Lazim terjadi, kebugaran atlet Indonesia menurun saat berada di tengah libur pelatnas. Pola makan yang tidak teratur, dengan mengonsumsi sembarang makanan, menjadi penyebabnya. Terlebih lagi, publik Indonesia sering menggelar seremonial penyerahan hadiah, disertai jamuan makan. Undangan-undangan pasti mengalir untuk Jojo dan tim bulu tangkis putra kita, selepas Asian Games.

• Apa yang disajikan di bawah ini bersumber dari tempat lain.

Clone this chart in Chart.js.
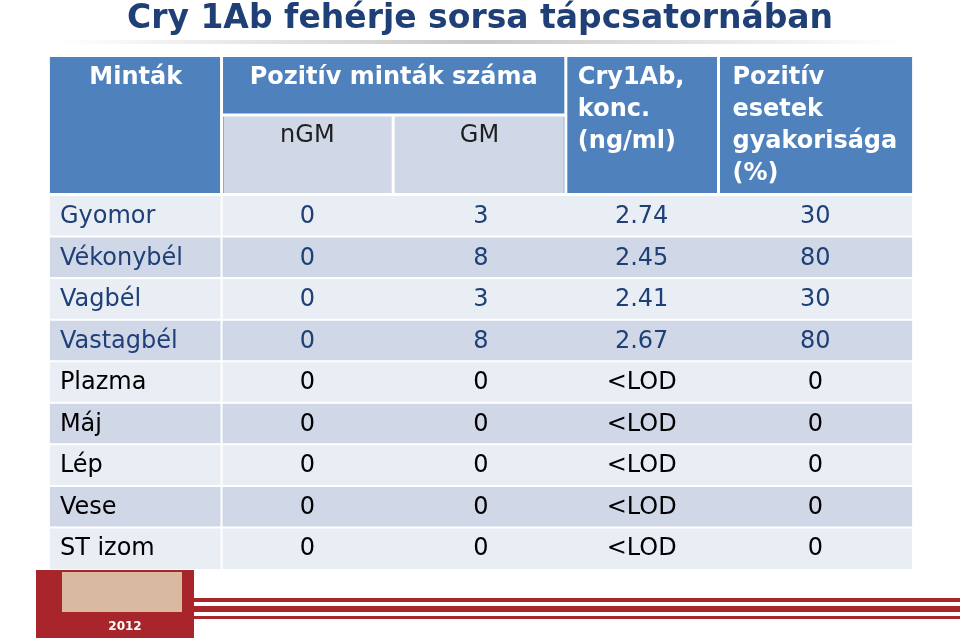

Perlu ekstra hati-hati mengatur jadwal demi kebugaran atlet.
Sejumlah atlet berhasil mempertahankan kebugarannya hingga melewati usia emas mereka. Di dunia bulu tangkis tercatat Lin Dan, atlet China peraih dua emas Olimpiade, yang masih di peringkat ke-14 dunia, di usia 35 tahun. Peringkat Lin Dan satu tangga di atas Jojo yang berumur 20 tahun. Ada juga Lee Chong Wei asal Malaysia, yang kini bertengger posisi ketiga dunia, di usia 36 tahun.
Kita ingin Jojo, Anthony, juga Tommy Sugiarto dan Ihsan Maulana Mustofa, yang kini empat pebulutangkis terbaik Indonesia, berdasar peringkat Federasi Bulu Tangkis Dunia (BWF), makin mandiri menjaga kebugaran. Kedewasaan atlet menjadi faktor krusial dalam hal ini. Kedisiplinan menjaga kebugaran tak bisa terus menerus mengandalkan pelatih. Atletlah penentunya. Jangan sampai bius ketenaran menjerumuskan atlet, dan menjauhkan mereka dari prestasi.